If the source is groundwater, the recommendation is to use more than one well in order to minimise drawdown. Furthermore, employing several small pumps rather than one large pump offers many benefits, including easy cut in/cut out of pumps according to flow demand, reduced aquifer drawdown, thereby reducing energy consumption as lifting height is limited, and avoiding negative influences on the aquifer.


A basis for pump selection


Typically, pumps for irrigation are over-sized. Choosing a correctly sized pump is crucial to the success of the irrigation system, and things to consider include keeping power consumption low, maintaining system pressure, and adding variable speed control and motor protection.

Today, pumps have to be much more integrated with the rest of the irrigation system. This means the pump must be designed to match the rest of the irrigation equipment, or the irrigation equipment must be designed to match the pump.

Taking power consumption first, pumps and motors have different efficiencies, and the overall efficiency should always be calculated before the final selection is made. The electricity bill will depend on how many kW the motor absorbs. Simply compare the flow and head produced by the pump with the kW consumption of the motor. Most pump manufacturers are able to provide all relevant data, so a true calculation of the efficiency can be made.
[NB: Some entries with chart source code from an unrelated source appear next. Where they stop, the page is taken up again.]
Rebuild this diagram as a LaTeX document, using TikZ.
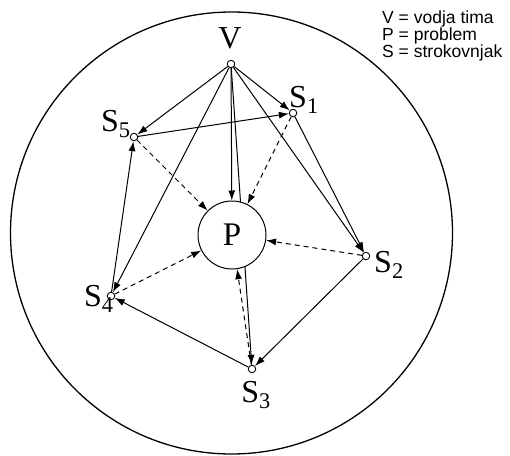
\documentclass[tikz,border=0pt]{standalone}
\usepackage{fontspec}
\setmainfont{Liberation Serif}
\newfontfamily\keyfont{Liberation Sans}
\usetikzlibrary{arrows.meta,positioning,backgrounds}

\begin{document}
\begin{tikzpicture}[
    x=1pt, y=-1pt,
    >={Latex[length=10pt,width=7pt]},
    member/.style={circle, draw, fill=white, minimum size=7.5pt, inner sep=0pt, line width=0.9pt},
    lbl/.style={inner sep=0pt, font=\fontsize{32}{32}\selectfont},
    link/.style={->, line width=1pt},
    hint/.style={->, line width=1pt, dash pattern=on 5pt off 4pt}
]
\useasboundingbox (0,0) rectangle (510,455);

% team boundary
\node[circle, draw, line width=1.3pt, minimum size=442pt, inner sep=0pt] (team) at (231.5,233) {};

% problem and members
\node[circle, draw, fill=white, line width=1pt, minimum size=68pt, inner sep=0pt,
      font=\fontsize{33}{33}\selectfont] (P) at (232,235) {P};
\node[member] (V)  at (231,64) {};
\node[member] (S1) at (293,113) {};
\node[member] (S2) at (366,256) {};
\node[member] (S3) at (252,369) {};
\node[member] (S4) at (111,296) {};
\node[member] (S5) at (134,137) {};

% labels
\node[lbl, anchor=base] (lV) at (230,48) {V};
\node[lbl, anchor=base west] (l1) at (289,107) {S\textsubscript{1}};
\node[lbl, anchor=base west] (l2) at (374,272) {S\textsubscript{2}};
\node[lbl, anchor=north] (l3) at (256,381) {S\textsubscript{3}};
\node[lbl, anchor=base west] (l4) at (84,306) {S\textsubscript{4}};
\node[lbl, anchor=base west] (l5) at (101,131) {S\textsubscript{5}};

\node[anchor=north west, align=left, inner sep=0pt,
      font=\keyfont\fontsize{17.5}{17}\selectfont] (key) at (382,11)
      {V = vodja tima\\P = problem\\S = strokovnjak};

\begin{scope}[on background layer]
% leader to members
\draw[link] (V) -- (S5);
\draw[link] (V) -- (S1);
\draw[link] (V) -- (P);
\draw[link] (V) -- (S3);
\draw[link] (V) -- (S4);
\draw[link] (V) -- (S2);
% members among themselves
\draw[link] (S1) -- (S2);
\draw[link] (S5) -- (S1);
\draw[link] (S4) -- (S5);
\draw[link] (S3) -- (S4);
\draw[link] (S2) -- (S3);
% members to problem
\draw[hint] (S1) -- (P);
\draw[hint] (S2) -- (P);
\draw[hint] (S3) -- (P);
\draw[hint] (S4) -- (P);
\draw[hint] (S5) -- (P);
\end{scope}
\end{tikzpicture}
\end{document}
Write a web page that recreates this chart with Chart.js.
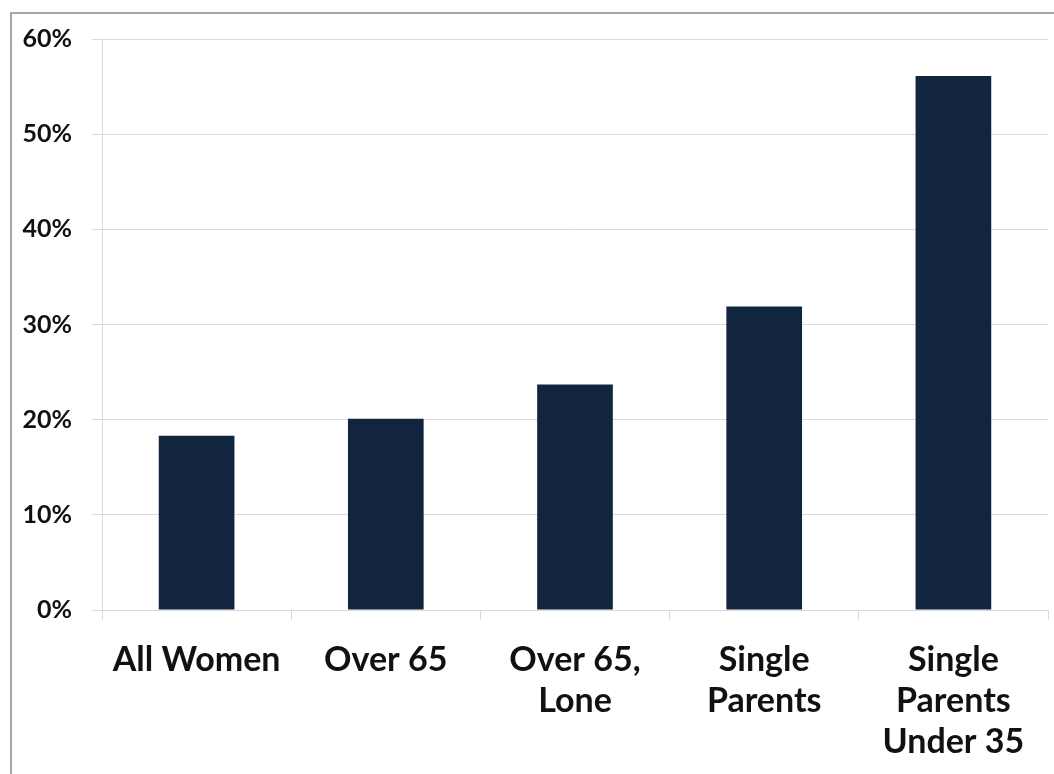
<!DOCTYPE html>
<html>
<head>
<meta charset="utf-8">
<script src="https://cdn.jsdelivr.net/npm/chart.js@4/dist/chart.umd.min.js"></script>
<style>
  body { margin: 0; background: #fff; }
  #frame {
    position: absolute; left: 0; top: 0; width: 1054px; height: 774px;
  }
  #edge {
    position: absolute; left: 10px; top: 12px; width: 1050px; height: 770px;
    border-left: 2px solid #a6a6a6; border-top: 2px solid #a6a6a6;
  }
  canvas { position: absolute; left: 0; top: 0; }
</style>
</head>
<body>
<div id="frame">
  <div id="edge"></div>
  <canvas id="canvas" width="1054" height="774"></canvas>
</div>
<script>
const labels = [
    'All Women',
    'Over 65',
    ['Over 65,', 'Lone'],
    ['Single', 'Parents'],
    ['Single', 'Parents', 'Under 35']
];
const values = [18.3, 20.1, 23.7, 31.9, 56.1];
const yTicks = [0, 10, 20, 30, 40, 50, 60];

const barColor = '#12253f';
const gridColor = '#d9d9d9';

const data = {
    labels: labels,
    datasets: [{
        data: values,
        backgroundColor: barColor,
        borderWidth: 0,
        barPercentage: 0.4,
        categoryPercentage: 1
    }]
};

const config = {
    type: 'bar',
    data: data,
    options: {
        responsive: false,
        animation: false,
        layout: { padding: { top: 39, right: 6, left: 0, bottom: 0 } },
        plugins: {
            legend: { display: false },
            tooltip: { enabled: false }
        },
        scales: {
            x: {
                grid: {
                    offset: true,
                    drawOnChartArea: false,
                    drawTicks: true,
                    tickLength: 10,
                    color: gridColor
                },
                border: { color: gridColor, width: 1 },
                ticks: {
                    color: '#111',
                    padding: 20,
                    maxRotation: 0,
                    autoSkip: false,
                    font: { family: 'Lato', weight: 'bold', size: 34, lineHeight: 1.2 }
                },
                afterFit: s => { s.height = 164; }
            },
            y: {
                min: 0,
                max: 60,
                afterBuildTicks: s => { s.ticks = yTicks.map(v => ({ value: v })); },
                grid: {
                    color: gridColor,
                    tickLength: 10
                },
                border: { color: gridColor, width: 1 },
                ticks: {
                    color: '#111',
                    padding: 20,
                    font: { family: 'Lato', weight: 'bold', size: 25 },
                    callback: v => v + '%'
                },
                afterFit: s => { s.width = 102; }
            }
        }
    }
};

const chart = new Chart(document.getElementById('canvas'), config);
</script>
</body>
</html>
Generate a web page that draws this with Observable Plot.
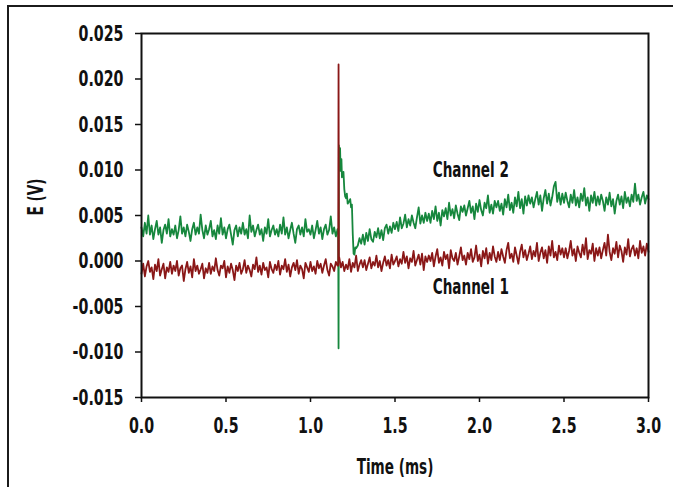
<!DOCTYPE html>
<html><head><meta charset="utf-8">
<script src="https://cdn.jsdelivr.net/npm/d3@7"></script>
<script src="https://cdn.jsdelivr.net/npm/@observablehq/plot@0.6"></script>
<style>
html,body{margin:0;padding:0;background:#fff;}
#wrap{position:relative;width:673px;height:487px;overflow:hidden;background:#fff;}
#border{position:absolute;left:7px;top:5px;width:700px;height:600px;border-top:2px solid #1b1b1b;border-left:2px solid #1b1b1b;}
#chart{position:absolute;left:0;top:0;}
#chart text{font-stretch:condensed;}
</style></head><body>
<div id="wrap"><div id="border"></div><div id="chart"></div></div>
<script>
// Sampling: uniform 0.01 ms step from 0 to 3.00 ms (301 samples). Values in mV.
const timeStep = 0.01;

// Channel 2 (green), mV
const ch2 = [
3.7,2.7,4.2,3.0,5.0,2.9,3.9,2.4,3.5,4.4,2.9,3.7,2.0,3.4,4.0,3.0,4.6,2.7,3.5,2.9,
3.9,2.5,3.4,4.9,3.0,3.7,2.7,4.0,3.2,2.2,3.5,4.2,2.9,3.7,3.0,5.1,3.4,2.5,3.9,2.9,
3.5,4.4,2.7,3.4,2.4,3.9,3.0,4.7,2.9,3.7,2.5,3.5,4.0,2.9,1.8,3.4,3.9,2.7,3.7,3.0,
4.2,2.9,3.5,2.5,5.0,3.2,3.9,2.7,3.4,4.0,2.9,3.5,2.2,3.7,3.0,4.6,2.7,3.4,3.9,2.9,
3.5,2.7,4.0,3.0,4.8,2.9,3.7,2.5,3.4,4.2,3.0,2.0,3.5,3.9,2.9,3.7,2.7,4.6,3.2,3.5,
2.9,3.9,2.5,3.4,4.4,3.0,3.7,2.4,3.5,4.0,2.9,3.4,4.9,3.0,3.7,2.7,3.5,
11.5,10.2,9.5,7.9,6.9,6.3,6.6,5.9,3.0,0.7,1.4,1.7,2.5,1.9,
2.9,1.8,3.1,2.2,3.5,2.4,2.1,3.2,2.6,3.6,2.5,3.4,2.3,3.6,4.0,3.0,3.8,3.1,4.2,3.5,
4.3,3.3,4.8,3.6,4.1,5.1,3.7,4.6,3.9,5.0,4.2,3.6,4.8,5.9,4.1,5.0,4.2,5.3,4.4,5.2,
4.2,5.5,4.6,6.0,4.4,5.3,3.9,5.6,4.9,5.8,4.6,6.4,5.0,5.7,4.7,6.1,5.2,4.5,6.0,5.4,
6.1,5.0,5.8,6.6,5.3,6.0,4.6,6.3,5.4,6.7,5.6,5.0,6.4,5.8,7.2,5.3,6.2,5.2,6.6,5.9,
6.6,5.5,6.3,5.1,6.8,5.9,7.3,5.6,6.4,5.3,7.0,6.0,7.6,5.8,6.8,5.2,7.1,6.1,7.2,6.3,
7.0,5.9,6.8,7.6,6.2,7.2,5.5,6.9,7.8,6.3,7.4,6.1,7.0,8.2,8.7,6.5,7.5,6.2,7.4,6.4,
7.5,6.6,5.9,7.3,6.4,7.8,6.1,7.0,5.9,7.4,6.6,8.0,6.1,7.0,5.5,7.2,6.4,7.6,6.1,7.1,
6.2,7.3,6.6,5.5,7.0,6.2,7.5,6.0,6.8,5.2,6.6,7.3,6.2,7.1,5.8,7.6,6.4,7.0,6.0,7.3,
6.5,8.5,6.6,7.3,6.2,7.0,7.6,6.3,7.2,6.8
];
// Channel 2 detail around the transient (ms, mV)
const ch2SpikeT = [1.164,1.166,1.168,1.172,1.175,1.178,1.183,1.186,1.195,1.205,1.215,1.235,1.245,1.255,1.265];
const ch2SpikeV = [3.4,-9.6,12.7,10.8,12.4,9.9,11.2,9.2,9.8,7.1,7.4,6.8,6.2,0.8,1.5];

// Channel 1 (red), mV
const ch1 = [
-1.4,-0.3,-1.7,-0.6,0.0,-1.2,-0.7,-2.0,-0.4,-1.1,0.2,-1.6,-0.9,-0.3,-1.9,-0.7,-1.2,-0.1,-1.4,-0.5,
-1.1,0.0,-1.6,-0.8,-0.5,-2.2,-0.9,-0.1,-1.3,-0.6,-1.8,0.2,-1.1,-0.5,-1.4,-0.9,-0.3,-1.9,-0.8,-1.3,
-0.2,-1.4,-0.6,-1.1,0.3,-1.0,-1.6,-0.5,-0.8,0.0,-1.8,-0.6,-1.3,-0.3,-1.0,-2.1,-0.5,-1.1,-0.2,-1.4,
-0.9,0.1,-1.3,-0.5,-1.0,-1.7,-0.4,-0.9,0.4,-1.2,-0.5,-1.5,-0.2,-1.0,-0.7,-1.8,-0.1,-0.9,-1.3,-0.4,
-1.0,0.0,-1.5,-0.5,-0.9,0.2,-1.2,-0.4,-1.7,-0.7,-0.2,-1.0,0.1,-1.4,-0.5,-0.9,-1.9,-0.2,-0.7,-1.2,
-0.1,-1.1,-0.6,-1.4,0.0,-0.8,-0.3,-1.3,-0.5,0.2,-1.0,-1.6,-0.3,-0.6,-1.1,-0.1,-0.5,
0.4,-0.7,-0.1,-1.1,-0.4,-0.9,0.2,-1.2,-0.2,-0.7,0.6,-1.1,-0.4,0.1,
-0.7,0.1,-1.0,-0.3,0.4,-0.8,-0.1,-0.5,0.6,-0.7,0.0,-1.1,-0.2,0.5,-0.5,0.1,-0.8,0.7,-0.4,0.0,
0.5,-0.6,0.2,-0.3,1.0,-0.2,0.5,-0.8,0.3,-0.1,1.1,-0.5,0.1,0.7,-0.4,0.8,-1.0,0.5,-0.1,0.6,
0.0,0.9,-0.6,0.5,1.3,-0.2,0.4,-0.5,1.0,0.2,0.7,-0.8,1.2,0.3,0.0,0.9,-0.4,0.5,1.5,0.1,
0.6,-0.4,0.9,0.2,1.3,-0.1,0.4,1.7,0.0,0.7,-0.6,1.1,0.3,1.4,-0.3,0.9,0.1,1.6,0.5,-0.1,
1.0,0.1,1.3,0.5,-0.2,1.2,2.0,0.3,0.8,-0.1,1.5,0.6,-0.3,1.0,1.8,0.4,1.2,0.1,0.8,1.6,
0.2,1.1,0.5,2.0,0.0,0.9,1.5,0.3,1.2,-0.2,1.6,0.6,2.2,0.4,1.0,0.1,1.7,0.7,1.4,0.4,
1.4,0.3,1.1,2.2,0.6,1.3,0.0,1.6,0.9,0.4,1.8,0.7,2.5,0.2,1.2,0.8,1.9,0.0,1.4,0.6,
1.5,0.3,1.2,2.0,0.6,2.9,1.0,0.1,1.4,0.8,2.1,0.4,1.7,1.1,-0.1,1.5,0.7,2.4,0.5,1.3,
1.7,0.6,1.4,0.3,2.2,0.9,1.6,0.6,1.9,1.0
];
// Channel 1 detail around the transient (ms, mV)
const ch1SpikeT = [1.164,1.166,1.168];
const ch1SpikeV = [-0.5,21.6,0.2];

// Axis ticks (x in ms, y in V)
const xTicks = [0, 0.5, 1.0, 1.5, 2.0, 2.5, 3.0];
const yTicks = [-0.015, -0.010, -0.005, 0, 0.005, 0.010, 0.015, 0.020, 0.025];

// Series labels (anchored in data coordinates: ms, V)
const seriesNames = ["Channel 2", "Channel 1"];
const labelT = [1.723, 1.723];
const labelV = [0.0092, -0.0036];

const GREEN = "#16873d";
const RED = "#8a1717";
const FONT = "'DejaVu Sans Condensed','DejaVu Sans','Liberation Sans Narrow',sans-serif";

function rows(vals, spikeT, spikeV) {
  const r = vals.map((v, i) => ({t: +(i * timeStep).toFixed(4), v: v / 1000}));
  spikeT.forEach((t, i) => r.push({t, v: spikeV[i] / 1000}));
  return r.sort((a, b) => a.t - b.t);
}
const ch2Rows = rows(ch2, ch2SpikeT, ch2SpikeV);
const ch1Rows = rows(ch1, ch1SpikeT, ch1SpikeV);
const labels = seriesNames.map((name, i) => ({name, t: labelT[i], v: labelV[i]}));

const chart = Plot.plot({
  width: 673, height: 487,
  marginLeft: 141, marginRight: 25, marginTop: 33, marginBottom: 90,
  style: {fontFamily: FONT, fontWeight: "bold", fontSize: "22px", background: "transparent", color: "#111", overflow: "visible"},
  x: {domain: [0, 3]},
  y: {domain: [-0.015, 0.025]},
  marks: [
    Plot.line(ch2Rows, {x: "t", y: "v", stroke: GREEN, strokeWidth: 1.8}),
    Plot.line(ch1Rows, {x: "t", y: "v", stroke: RED, strokeWidth: 1.8}),
    Plot.frame({stroke: "#111", strokeWidth: 2}),
    Plot.axisX({ticks: xTicks, tickFormat: d => d.toFixed(1), tickSize: 5, tickPadding: 15, strokeWidth: 1.5, label: null, fontSize: 22}),
    Plot.axisY({ticks: yTicks, tickFormat: d => d.toFixed(3), tickSize: 6, tickPadding: 12, strokeWidth: 1.5, label: null, fontSize: 22}),
    Plot.text(labels, {x: "t", y: "v", text: "name", textAnchor: "start", lineAnchor: "bottom", fontSize: 21, fill: "#111"}),
    Plot.text(["Time (ms)"], {frameAnchor: "bottom", dy: 76, lineAnchor: "bottom", fontSize: 21, fill: "#111"}),
    Plot.text(["E (V)"], {frameAnchor: "left", dx: -99, rotate: -90, lineAnchor: "bottom", fontSize: 21, fill: "#111"})
  ]
});
document.getElementById("chart").appendChild(chart);

// Narrow the lettering to match the reference's condensed face
const texts = Array.from(chart.querySelectorAll("text"));
const probe = texts.find(el => el.textContent === "0.025");
const factor = probe ? Math.min(1, 45 / probe.getComputedTextLength()) : 1;
if (factor < 0.98) {
  texts.forEach(el => {
    const w = el.getComputedTextLength();
    if (w > 0) {
      el.setAttribute("textLength", (w * factor).toFixed(2));
      el.setAttribute("lengthAdjust", "spacingAndGlyphs");
    }
  });
}
</script>
</body></html>
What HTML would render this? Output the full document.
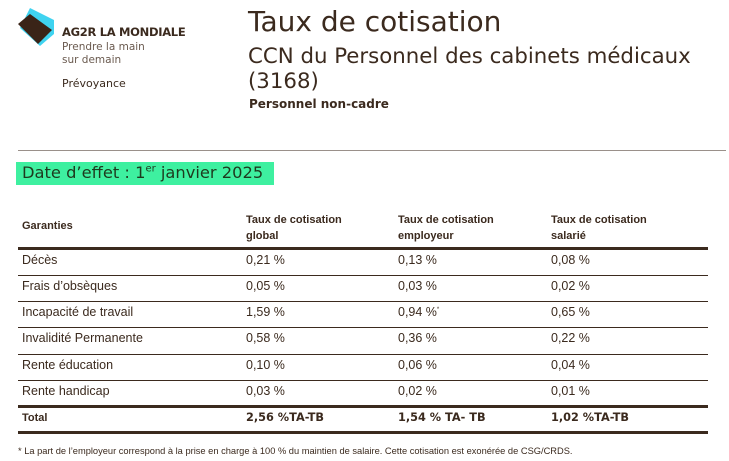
<!DOCTYPE html><html><head><meta charset="utf-8"><style>
body{margin:0;width:729px;height:461px;background:#fff;position:relative;font-family:"DejaVu Sans","Liberation Sans",sans-serif;color:#3b2a1e;overflow:hidden}
.a{position:absolute;white-space:nowrap}
.n{font-family:"Liberation Sans",sans-serif;font-stretch:condensed}
.line{position:absolute;left:18px;width:690px;background:#3b2a1e}
</style></head><body>
<svg class="a" style="left:16px;top:6px" width="42" height="42" viewBox="0 0 42 42">
<polygon points="14,2 38,14 38,28 24,40 4,22" fill="#3fd3f0"/>
<polygon points="2,18 14,8 36,24 22,38" fill="#3a2418"/>
</svg>
<div class="a" style="left:62px;top:25px;font-size:11.5px;font-weight:bold;letter-spacing:-0.3px">AG2R LA MONDIALE</div>
<div class="a" style="left:62px;top:41px;font-size:10.5px;color:#6a5a4f;line-height:13px">Prendre la main<br>sur demain</div>
<div class="a" style="left:62px;top:77px;font-size:11px">Prévoyance</div>
<div class="a" style="left:248px;top:5px;font-size:28px">Taux de cotisation</div>
<div class="a" style="left:248px;top:44px;font-size:21.3px;line-height:25px">CCN du Personnel des cabinets médicaux<br>(3168)</div>
<div class="a" style="left:249px;top:97px;font-size:12px;font-weight:bold">Personnel non-cadre</div>
<div class="a" style="left:18px;top:150px;width:708px;height:1px;background:#9a908a"></div>
<div class="a" style="left:16px;top:162px;width:258px;height:23px;background:#3ef0a0"></div>
<div class="a" style="left:22px;top:163px;font-size:16.3px;color:#1e3a1e">Date d’effet : 1<sup style="font-size:10px">er</sup> janvier 2025</div>
<div class="a n" style="left:22px;top:220px;font-size:11px;font-weight:bold">Garanties</div>
<div class="a n" style="left:246px;top:212px;font-size:11px;font-weight:bold;line-height:16px">Taux de cotisation<br>global</div>
<div class="a n" style="left:398px;top:212px;font-size:11px;font-weight:bold;line-height:16px">Taux de cotisation<br>employeur</div>
<div class="a n" style="left:551px;top:212px;font-size:11px;font-weight:bold;line-height:16px">Taux de cotisation<br>salarié</div>
<div class="line" style="top:247px;height:3px"></div>
<div class="line" style="top:275px;height:1px"></div>
<div class="line" style="top:301px;height:1px"></div>
<div class="line" style="top:327px;height:1px"></div>
<div class="line" style="top:354px;height:1px"></div>
<div class="line" style="top:380px;height:1px"></div>
<div class="line" style="top:405px;height:3px"></div>
<div class="line" style="top:431px;height:3px"></div>
<div class="n" style="position:absolute;left:0;top:253px;font-size:12.5px">
<div class="a" style="left:22px;top:0">Décès</div><div class="a" style="left:246px;top:0">0,21 %</div><div class="a" style="left:398px;top:0">0,13 %</div><div class="a" style="left:551px;top:0">0,08 %</div>
<div class="a" style="left:22px;top:26px">Frais d’obsèques</div><div class="a" style="left:246px;top:26px">0,05 %</div><div class="a" style="left:398px;top:26px">0,03 %</div><div class="a" style="left:551px;top:26px">0,02 %</div>
<div class="a" style="left:22px;top:52px">Incapacité de travail</div><div class="a" style="left:246px;top:52px">1,59 %</div><div class="a" style="left:398px;top:52px">0,94 %<sup style="font-size:6px">*</sup></div><div class="a" style="left:551px;top:52px">0,65 %</div>
<div class="a" style="left:22px;top:78px">Invalidité Permanente</div><div class="a" style="left:246px;top:78px">0,58 %</div><div class="a" style="left:398px;top:78px">0,36 %</div><div class="a" style="left:551px;top:78px">0,22 %</div>
<div class="a" style="left:22px;top:105px">Rente éducation</div><div class="a" style="left:246px;top:105px">0,10 %</div><div class="a" style="left:398px;top:105px">0,06 %</div><div class="a" style="left:551px;top:105px">0,04 %</div>
<div class="a" style="left:22px;top:131px">Rente handicap</div><div class="a" style="left:246px;top:131px">0,03 %</div><div class="a" style="left:398px;top:131px">0,02 %</div><div class="a" style="left:551px;top:131px">0,01 %</div>
</div>
<div style="position:absolute;left:0;top:411px;font-size:11.3px;font-weight:bold">
<div class="a n" style="left:22px;top:1px;font-size:11px">Total</div><div class="a" style="left:246px;top:0">2,56 %TA-TB</div><div class="a" style="left:398px;top:0">1,54 % TA- TB</div><div class="a" style="left:551px;top:0">1,02 %TA-TB</div>
</div>
<div class="a n" style="left:18px;top:446px;font-size:9.3px">* La part de l’employeur correspond à la prise en charge à 100 % du maintien de salaire. Cette cotisation est exonérée de CSG/CRDS.</div>
</body></html>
Keeping system pressure as low as possible is an effective way of reducing leakages, conserving water and reducing energy consumption. However, a specific minimum pressure for proper functioning is usually necessary, and without this, the correct performance of the irrigation equipment cannot be guaranteed.


How to calculate efficiency ?


This is how the efficiency of the pump and motor can be calculated:


Efficiency % =   Q x H / 3.67 X P1


Q = flow in m3/h

H = head (pressure from pump in metres)

P1 = the kW required by the motor*.


*This must not be confused with the kW output stamped on the motor nameplate.


The pump must do more than simply deliver water to the pipes in order to be effective. For example, adding variable speed drives improves the efficiency of groundwater withdrawal when pumping directly into an irrigation system. Surface water intake and distribution can be improved by using multi-pump pressure boosting systems, and across the board, monitoring and control systems further safeguard the reliable flow of water by protecting the pump from dry-running, motor breakdown or power supply irregularities. Motor protection ultimately saves on maintenance and service checks.


An integrated design means cost savings


All these elements must be fully integrated into the design to provide the benefits that a modern irrigation pumping system can offer the farmer. Maintaining correct pressure and flow in the pipes and at the nozzle means more water per kWh and savings on energy, which is one of the highest cost drivers in farming.

If the pump matches the irrigation system, if pressure is not higher than necessary, and if controls are used, then operating costs generally are lowered. Water delivered with greater precision to the crop results in a better harvest, increased profitability and better water management, ensuring sustainable agriculture in the future.